Trial attorneys for years have openly networked to venue and forum shop in California and other parts of the country, including St. Louis, to gain the highest possible amount in punitive damages.
"Plaintiffs' counsel in the Missouri baby powder cases recruited plaintiffs from all over the United States and filed their cases in St. Louis City Court, where they believed they would have a strong advantage," Beisner said. "In short, the attorneys' strategy was to turn the St. Louis City Court into a national pro-plaintiff hub for litigating such claims."
Forum and venue shopping has consistently landed St. Louis on the American Tort Reform Association's Judicial Hellholes list. St. Louis currently is No. 4 in the nation on the association's most recent report for "massive verdicts, blatant forum shopping and legislative ineptitude."
The next judicial hellhole list is due out later this year.
The Bristol-Myers Squibb decision came before the start of a string of reversals and other defense wins in talc-related verdicts in St. Louis Circuit Court.
In fact, as trial was under way when the decision was reached, a St. Louis Circuit Court judge declared a mistrial in a talc-related case against Johnson & Johnson and Imerys Talc America.
Later that same year, American Tort Reform Association referred to the "powerful U.S. Supreme Court decision curbing forum shopping" and said St. Louis can "no longer fairly be ranked as the nation’s worst Judicial Hellhole" as it had been the year before.
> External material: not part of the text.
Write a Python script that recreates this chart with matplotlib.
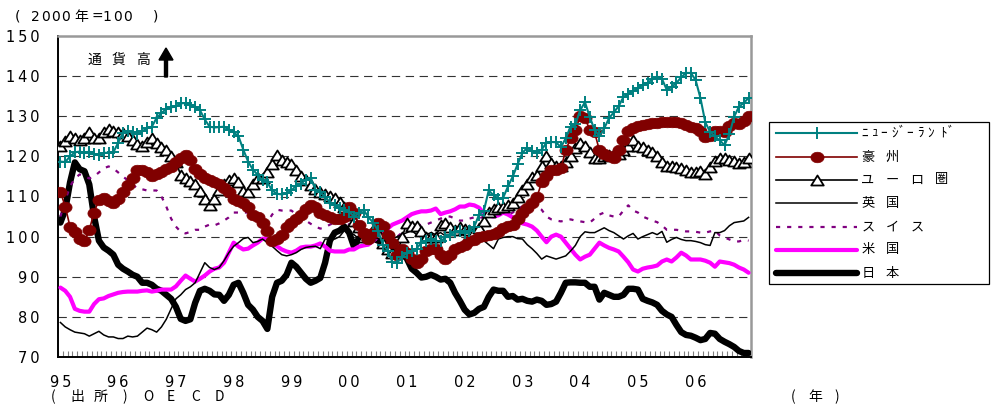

In June of last year, the Missouri Eastern District Court of Appeals threw out a $55 million verdict against Johnson & Johnson based on Bristol-Myers Squibb.
This past June, the Eastern District reversed and vacated an approximately $68 million judgment against Johnson & Johnson, ruling that Missouri lacks specific jurisdiction.
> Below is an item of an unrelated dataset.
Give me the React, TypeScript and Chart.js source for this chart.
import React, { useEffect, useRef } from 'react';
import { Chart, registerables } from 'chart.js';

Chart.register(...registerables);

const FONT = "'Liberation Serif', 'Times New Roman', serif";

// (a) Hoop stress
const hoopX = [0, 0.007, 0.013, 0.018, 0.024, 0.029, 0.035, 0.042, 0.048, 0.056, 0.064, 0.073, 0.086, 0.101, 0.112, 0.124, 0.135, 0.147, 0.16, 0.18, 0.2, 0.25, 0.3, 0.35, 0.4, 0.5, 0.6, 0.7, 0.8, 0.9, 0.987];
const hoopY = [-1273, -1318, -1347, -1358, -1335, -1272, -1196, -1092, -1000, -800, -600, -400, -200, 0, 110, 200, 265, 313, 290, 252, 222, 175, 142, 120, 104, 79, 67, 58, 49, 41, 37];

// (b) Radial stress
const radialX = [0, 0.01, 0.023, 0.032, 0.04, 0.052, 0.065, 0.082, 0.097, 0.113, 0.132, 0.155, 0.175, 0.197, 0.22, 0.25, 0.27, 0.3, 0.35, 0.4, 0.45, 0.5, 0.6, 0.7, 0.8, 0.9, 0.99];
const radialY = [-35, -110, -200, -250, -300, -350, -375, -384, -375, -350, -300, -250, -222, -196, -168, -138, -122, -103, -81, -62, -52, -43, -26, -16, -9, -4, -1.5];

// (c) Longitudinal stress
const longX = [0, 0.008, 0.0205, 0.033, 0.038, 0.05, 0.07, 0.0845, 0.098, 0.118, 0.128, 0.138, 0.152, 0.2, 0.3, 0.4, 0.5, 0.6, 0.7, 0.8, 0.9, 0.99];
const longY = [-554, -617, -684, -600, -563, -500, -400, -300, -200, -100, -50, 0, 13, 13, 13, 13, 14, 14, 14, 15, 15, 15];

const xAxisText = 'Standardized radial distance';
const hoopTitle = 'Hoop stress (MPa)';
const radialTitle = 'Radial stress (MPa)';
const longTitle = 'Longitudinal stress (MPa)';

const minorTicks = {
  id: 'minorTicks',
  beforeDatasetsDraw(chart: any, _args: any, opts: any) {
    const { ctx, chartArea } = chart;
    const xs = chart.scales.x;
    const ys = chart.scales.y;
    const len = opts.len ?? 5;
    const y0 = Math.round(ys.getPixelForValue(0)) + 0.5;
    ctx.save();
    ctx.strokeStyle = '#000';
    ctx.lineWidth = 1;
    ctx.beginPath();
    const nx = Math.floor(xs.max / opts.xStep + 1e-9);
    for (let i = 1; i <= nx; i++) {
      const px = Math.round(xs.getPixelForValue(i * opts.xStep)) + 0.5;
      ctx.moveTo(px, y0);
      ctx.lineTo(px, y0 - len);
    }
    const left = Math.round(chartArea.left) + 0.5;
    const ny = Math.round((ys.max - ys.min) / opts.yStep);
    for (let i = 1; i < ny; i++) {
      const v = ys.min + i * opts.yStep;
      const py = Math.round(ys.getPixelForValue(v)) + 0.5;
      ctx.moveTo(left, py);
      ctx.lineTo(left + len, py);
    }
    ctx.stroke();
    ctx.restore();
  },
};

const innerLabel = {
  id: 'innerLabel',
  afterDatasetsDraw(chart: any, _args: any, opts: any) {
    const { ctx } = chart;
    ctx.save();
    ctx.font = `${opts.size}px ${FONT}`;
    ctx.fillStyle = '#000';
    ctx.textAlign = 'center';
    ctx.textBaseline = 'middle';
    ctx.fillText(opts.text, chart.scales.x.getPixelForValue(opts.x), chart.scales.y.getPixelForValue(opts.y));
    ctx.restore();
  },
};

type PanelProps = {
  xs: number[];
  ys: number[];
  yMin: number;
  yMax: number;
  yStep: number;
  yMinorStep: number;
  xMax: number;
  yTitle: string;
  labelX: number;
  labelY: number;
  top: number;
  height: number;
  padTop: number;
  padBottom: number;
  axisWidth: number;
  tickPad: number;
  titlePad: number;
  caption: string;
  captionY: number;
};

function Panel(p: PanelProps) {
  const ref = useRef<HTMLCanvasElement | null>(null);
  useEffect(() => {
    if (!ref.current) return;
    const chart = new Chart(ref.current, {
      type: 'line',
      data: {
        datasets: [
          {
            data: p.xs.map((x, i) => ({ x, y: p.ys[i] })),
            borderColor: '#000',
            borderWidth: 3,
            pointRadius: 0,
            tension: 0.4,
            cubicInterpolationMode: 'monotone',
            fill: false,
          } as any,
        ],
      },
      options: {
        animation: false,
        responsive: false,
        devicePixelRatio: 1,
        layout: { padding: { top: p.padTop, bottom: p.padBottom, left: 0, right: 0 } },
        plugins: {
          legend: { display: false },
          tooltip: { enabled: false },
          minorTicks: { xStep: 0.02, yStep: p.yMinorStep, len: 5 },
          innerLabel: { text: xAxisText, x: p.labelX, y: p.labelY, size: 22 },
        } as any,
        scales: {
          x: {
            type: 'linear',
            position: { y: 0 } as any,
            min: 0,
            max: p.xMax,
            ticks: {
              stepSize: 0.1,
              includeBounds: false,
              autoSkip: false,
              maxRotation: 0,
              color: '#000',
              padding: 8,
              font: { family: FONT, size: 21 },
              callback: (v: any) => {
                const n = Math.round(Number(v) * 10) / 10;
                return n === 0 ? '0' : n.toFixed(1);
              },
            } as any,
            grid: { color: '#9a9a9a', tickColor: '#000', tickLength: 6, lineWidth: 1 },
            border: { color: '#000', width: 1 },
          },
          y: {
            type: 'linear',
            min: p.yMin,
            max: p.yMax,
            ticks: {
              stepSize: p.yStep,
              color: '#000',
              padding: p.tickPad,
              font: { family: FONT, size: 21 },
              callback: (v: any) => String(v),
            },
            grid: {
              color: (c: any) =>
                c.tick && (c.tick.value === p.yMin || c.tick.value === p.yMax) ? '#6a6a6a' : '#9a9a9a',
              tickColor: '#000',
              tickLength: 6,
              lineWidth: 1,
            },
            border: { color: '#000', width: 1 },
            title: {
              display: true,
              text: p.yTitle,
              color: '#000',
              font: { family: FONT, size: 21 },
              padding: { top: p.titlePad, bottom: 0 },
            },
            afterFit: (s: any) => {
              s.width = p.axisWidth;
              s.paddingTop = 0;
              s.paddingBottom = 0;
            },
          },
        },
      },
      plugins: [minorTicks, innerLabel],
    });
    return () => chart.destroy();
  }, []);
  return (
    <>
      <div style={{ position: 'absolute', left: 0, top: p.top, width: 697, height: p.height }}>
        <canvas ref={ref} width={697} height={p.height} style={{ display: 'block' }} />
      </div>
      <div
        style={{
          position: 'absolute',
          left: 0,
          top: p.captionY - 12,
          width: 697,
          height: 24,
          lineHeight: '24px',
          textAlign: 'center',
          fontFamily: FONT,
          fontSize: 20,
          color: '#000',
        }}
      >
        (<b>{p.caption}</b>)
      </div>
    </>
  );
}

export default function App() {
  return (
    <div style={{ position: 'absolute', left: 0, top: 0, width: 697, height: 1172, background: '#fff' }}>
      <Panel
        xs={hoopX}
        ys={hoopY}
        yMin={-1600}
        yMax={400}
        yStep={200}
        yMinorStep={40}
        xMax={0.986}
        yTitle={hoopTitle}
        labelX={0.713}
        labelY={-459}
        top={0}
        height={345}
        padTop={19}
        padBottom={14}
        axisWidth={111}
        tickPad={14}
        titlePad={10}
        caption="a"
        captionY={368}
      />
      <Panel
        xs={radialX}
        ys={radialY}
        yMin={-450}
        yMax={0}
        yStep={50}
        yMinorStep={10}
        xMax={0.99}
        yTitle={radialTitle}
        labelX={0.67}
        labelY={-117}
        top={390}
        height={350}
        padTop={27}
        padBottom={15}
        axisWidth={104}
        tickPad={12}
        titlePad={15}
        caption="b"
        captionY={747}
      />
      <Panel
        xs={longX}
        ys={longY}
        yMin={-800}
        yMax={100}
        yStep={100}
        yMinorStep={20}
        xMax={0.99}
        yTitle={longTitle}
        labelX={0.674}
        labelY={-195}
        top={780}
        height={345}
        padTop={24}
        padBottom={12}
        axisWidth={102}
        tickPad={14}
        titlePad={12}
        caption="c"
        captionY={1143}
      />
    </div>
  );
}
The Missouri Supreme Court twice this year has intervened in talc cases, based on the Bristol-Myers Squibb decision.
In January, the Missouri Supreme Court, citing a jurisdictional challenge, stopped trial of a complaint by women who claimed their cancer had been caused by using products produced by Imerys Talc America and Johnson & Johnson. The Missouri Supreme Court made a similar ruling in a similar case the following month.
A tipping point apparently was reached this month in Missouri when four verdicts reached in St. Louis Circuit Court against Johnson & Johnson and Imerys Talc America totaling $304 million were overturned based on jurisdiction and other grounds.
Among those verdicts was the Oct. 15 decision by the Eastern District Court of Appeals to reverse and vacate a $110 million judgment. The plaintiff in that case, who suffers from ovarian cancer, for years purchased and used talcum powder in Virginia, where she still lives. The talcum powder had been produced in Georgia.
That decision cited Bristol-Myers Squibb and paid little attention to other grounds for the appeal, including the scientific basis - or lack thereof - in the thousands of talc-related cancer claims.
Bristol-Myers Squibb "clarified the existing law on specific personal jurisdiction requiring the trial court have personal jurisdiction over the defendants with regard to each claim, rather than establishing personal jurisdiction by allowing non-residents to join similar claims with those of Missouri residents," the appeals court's decision in that case said.
The overturned verdicts in Missouri and defense wins in other parts of the country have been good news for Johnson & Johnson's quarterly earnings, company CFO Joseph Wolk said during an interview on CNBC's "Squawk Box."
"Our core business is to make sure that we're bringing innovation across the three segments or our business. We can't get sidetracked by some ancilary activity that's going on right now. We know that it's big business for plaintiffs' attorneys."
About half "of outstanding cases in the courtroom today" are against life sciences companies, Wolk said.
He also said that wins such as those in St. Louis don't "make the headlines."
"We'd love to see tort reform," he said. "Over $400 million has been spent year to date by plaintiffs' attorneys, often funded by venture capitalists, to drum up case loads. It's a $36 billion industry, based on what we have seen. From that perspective, we think tort reform is in order."